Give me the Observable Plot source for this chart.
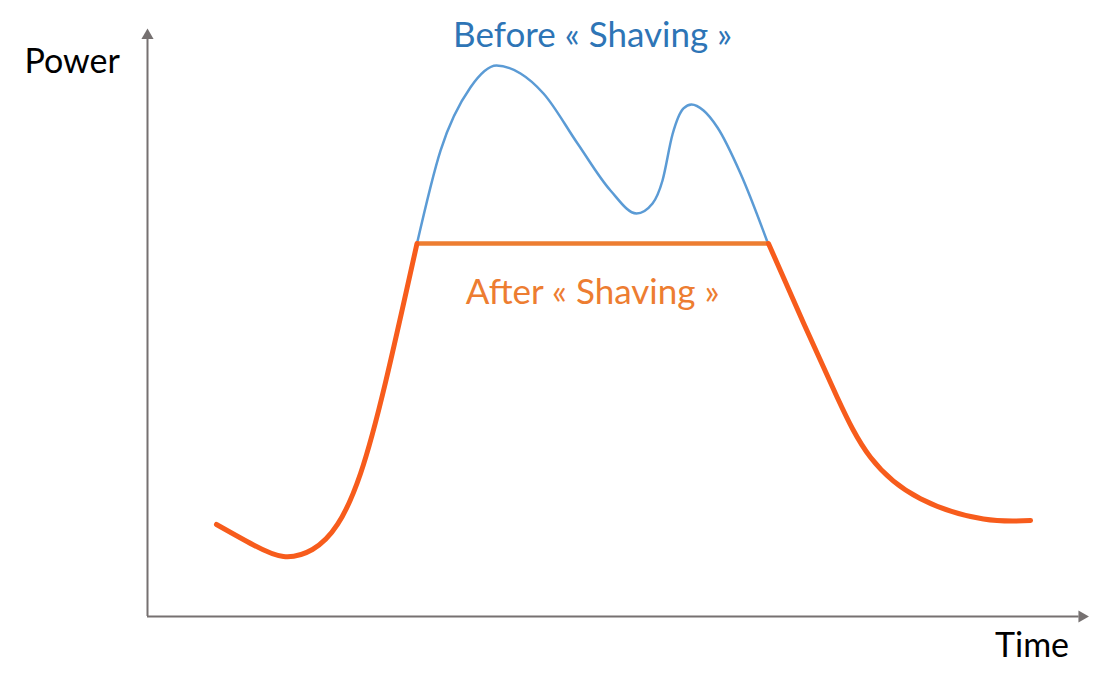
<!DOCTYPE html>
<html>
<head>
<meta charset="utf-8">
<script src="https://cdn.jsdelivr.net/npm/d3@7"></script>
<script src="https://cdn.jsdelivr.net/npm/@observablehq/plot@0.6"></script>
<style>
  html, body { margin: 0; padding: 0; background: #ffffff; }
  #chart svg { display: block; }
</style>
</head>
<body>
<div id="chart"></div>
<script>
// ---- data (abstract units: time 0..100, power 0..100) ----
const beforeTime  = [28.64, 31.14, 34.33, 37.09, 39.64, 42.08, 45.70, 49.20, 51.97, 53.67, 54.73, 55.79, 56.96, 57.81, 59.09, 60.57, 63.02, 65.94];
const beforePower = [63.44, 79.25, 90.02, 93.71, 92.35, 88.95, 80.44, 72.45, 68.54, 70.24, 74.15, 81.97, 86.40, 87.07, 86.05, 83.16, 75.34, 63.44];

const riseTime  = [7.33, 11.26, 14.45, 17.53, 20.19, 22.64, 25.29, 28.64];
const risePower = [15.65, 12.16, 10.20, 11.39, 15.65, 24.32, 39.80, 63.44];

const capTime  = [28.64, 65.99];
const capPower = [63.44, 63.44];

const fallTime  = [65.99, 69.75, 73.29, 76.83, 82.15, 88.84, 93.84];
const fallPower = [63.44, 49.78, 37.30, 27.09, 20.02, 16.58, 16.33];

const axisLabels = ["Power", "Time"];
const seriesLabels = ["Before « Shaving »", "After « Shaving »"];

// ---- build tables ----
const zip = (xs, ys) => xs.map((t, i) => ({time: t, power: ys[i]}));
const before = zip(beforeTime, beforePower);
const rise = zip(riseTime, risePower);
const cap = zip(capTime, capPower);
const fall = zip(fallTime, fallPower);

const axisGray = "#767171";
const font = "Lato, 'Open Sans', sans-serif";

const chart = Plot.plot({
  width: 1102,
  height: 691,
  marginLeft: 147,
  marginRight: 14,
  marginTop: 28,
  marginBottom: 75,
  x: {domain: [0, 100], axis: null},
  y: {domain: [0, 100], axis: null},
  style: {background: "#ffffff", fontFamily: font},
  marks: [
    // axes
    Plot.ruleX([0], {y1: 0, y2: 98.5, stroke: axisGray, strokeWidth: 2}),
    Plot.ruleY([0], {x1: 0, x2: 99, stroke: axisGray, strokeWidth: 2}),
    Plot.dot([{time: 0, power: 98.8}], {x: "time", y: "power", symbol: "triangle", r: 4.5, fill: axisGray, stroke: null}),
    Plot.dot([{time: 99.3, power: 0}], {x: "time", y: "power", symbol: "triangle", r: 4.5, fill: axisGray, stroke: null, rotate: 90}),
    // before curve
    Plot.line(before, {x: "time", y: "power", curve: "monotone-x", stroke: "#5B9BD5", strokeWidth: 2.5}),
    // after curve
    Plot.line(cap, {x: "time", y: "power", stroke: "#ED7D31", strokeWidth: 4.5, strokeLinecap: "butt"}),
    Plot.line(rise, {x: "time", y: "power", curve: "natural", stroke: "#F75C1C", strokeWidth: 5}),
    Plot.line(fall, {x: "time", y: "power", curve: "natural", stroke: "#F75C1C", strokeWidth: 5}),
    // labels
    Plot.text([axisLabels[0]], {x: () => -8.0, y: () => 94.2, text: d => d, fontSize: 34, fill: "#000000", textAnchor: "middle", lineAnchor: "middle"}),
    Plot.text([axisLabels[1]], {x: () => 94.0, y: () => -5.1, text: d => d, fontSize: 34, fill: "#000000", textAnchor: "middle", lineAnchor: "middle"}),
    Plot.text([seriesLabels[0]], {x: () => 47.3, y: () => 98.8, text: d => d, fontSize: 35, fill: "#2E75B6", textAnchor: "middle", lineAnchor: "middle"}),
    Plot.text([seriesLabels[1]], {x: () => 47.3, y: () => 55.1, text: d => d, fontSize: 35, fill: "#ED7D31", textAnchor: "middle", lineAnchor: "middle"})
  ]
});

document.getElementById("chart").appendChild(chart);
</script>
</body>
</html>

### Instructions for the task
Print out the lines exactly, skipping any picture.

### The response
Give me the Observable Plot source for this chart.
<!DOCTYPE html>
<html>
<head>
<meta charset="utf-8">
<script src="https://cdn.jsdelivr.net/npm/d3@7"></script>
<script src="https://cdn.jsdelivr.net/npm/@observablehq/plot@0.6"></script>
<style>
  html, body { margin: 0; padding: 0; background: #ffffff; }
  #chart svg { display: block; }
</style>
</head>
<body>
<div id="chart"></div>
<script>
// ---- data (abstract units: time 0..100, power 0..100) ----
const beforeTime  = [28.64, 31.14, 34.33, 37.09, 39.64, 42.08, 45.70, 49.20, 51.97, 53.67, 54.73, 55.79, 56.96, 57.81, 59.09, 60.57, 63.02, 65.94];
const beforePower = [63.44, 79.25, 90.02, 93.71, 92.35, 88.95, 80.44, 72.45, 68.54, 70.24, 74.15, 81.97, 86.40, 87.07, 86.05, 83.16, 75.34, 63.44];

const riseTime  = [7.33, 11.26, 14.45, 17.53, 20.19, 22.64, 25.29, 28.64];
const risePower = [15.65, 12.16, 10.20, 11.39, 15.65, 24.32, 39.80, 63.44];

const capTime  = [28.64, 65.99];
const capPower = [63.44, 63.44];

const fallTime  = [65.99, 69.75, 73.29, 76.83, 82.15, 88.84, 93.84];
const fallPower = [63.44, 49.78, 37.30, 27.09, 20.02, 16.58, 16.33];

const axisLabels = ["Power", "Time"];
const seriesLabels = ["Before « Shaving »", "After « Shaving »"];

// ---- build tables ----
const zip = (xs, ys) => xs.map((t, i) => ({time: t, power: ys[i]}));
const before = zip(beforeTime, beforePower);
const rise = zip(riseTime, risePower);
const cap = zip(capTime, capPower);
const fall = zip(fallTime, fallPower);

const axisGray = "#767171";
const font = "Lato, 'Open Sans', sans-serif";

const chart = Plot.plot({
  width: 1102,
  height: 691,
  marginLeft: 147,
  marginRight: 14,
  marginTop: 28,
  marginBottom: 75,
  x: {domain: [0, 100], axis: null},
  y: {domain: [0, 100], axis: null},
  style: {background: "#ffffff", fontFamily: font},
  marks: [
    // axes
    Plot.ruleX([0], {y1: 0, y2: 98.5, stroke: axisGray, strokeWidth: 2}),
    Plot.ruleY([0], {x1: 0, x2: 99, stroke: axisGray, strokeWidth: 2}),
    Plot.dot([{time: 0, power: 98.8}], {x: "time", y: "power", symbol: "triangle", r: 4.5, fill: axisGray, stroke: null}),
    Plot.dot([{time: 99.3, power: 0}], {x: "time", y: "power", symbol: "triangle", r: 4.5, fill: axisGray, stroke: null, rotate: 90}),
    // before curve
    Plot.line(before, {x: "time", y: "power", curve: "monotone-x", stroke: "#5B9BD5", strokeWidth: 2.5}),
    // after curve
    Plot.line(cap, {x: "time", y: "power", stroke: "#ED7D31", strokeWidth: 4.5, strokeLinecap: "butt"}),
    Plot.line(rise, {x: "time", y: "power", curve: "natural", stroke: "#F75C1C", strokeWidth: 5}),
    Plot.line(fall, {x: "time", y: "power", curve: "natural", stroke: "#F75C1C", strokeWidth: 5}),
    // labels
    Plot.text([axisLabels[0]], {x: () => -8.0, y: () => 94.2, text: d => d, fontSize: 34, fill: "#000000", textAnchor: "middle", lineAnchor: "middle"}),
    Plot.text([axisLabels[1]], {x: () => 94.0, y: () => -5.1, text: d => d, fontSize: 34, fill: "#000000", textAnchor: "middle", lineAnchor: "middle"}),
    Plot.text([seriesLabels[0]], {x: () => 47.3, y: () => 98.8, text: d => d, fontSize: 35, fill: "#2E75B6", textAnchor: "middle", lineAnchor: "middle"}),
    Plot.text([seriesLabels[1]], {x: () => 47.3, y: () => 55.1, text: d => d, fontSize: 35, fill: "#ED7D31", textAnchor: "middle", lineAnchor: "middle"})
  ]
});

document.getElementById("chart").appendChild(chart);
</script>
</body>
</html>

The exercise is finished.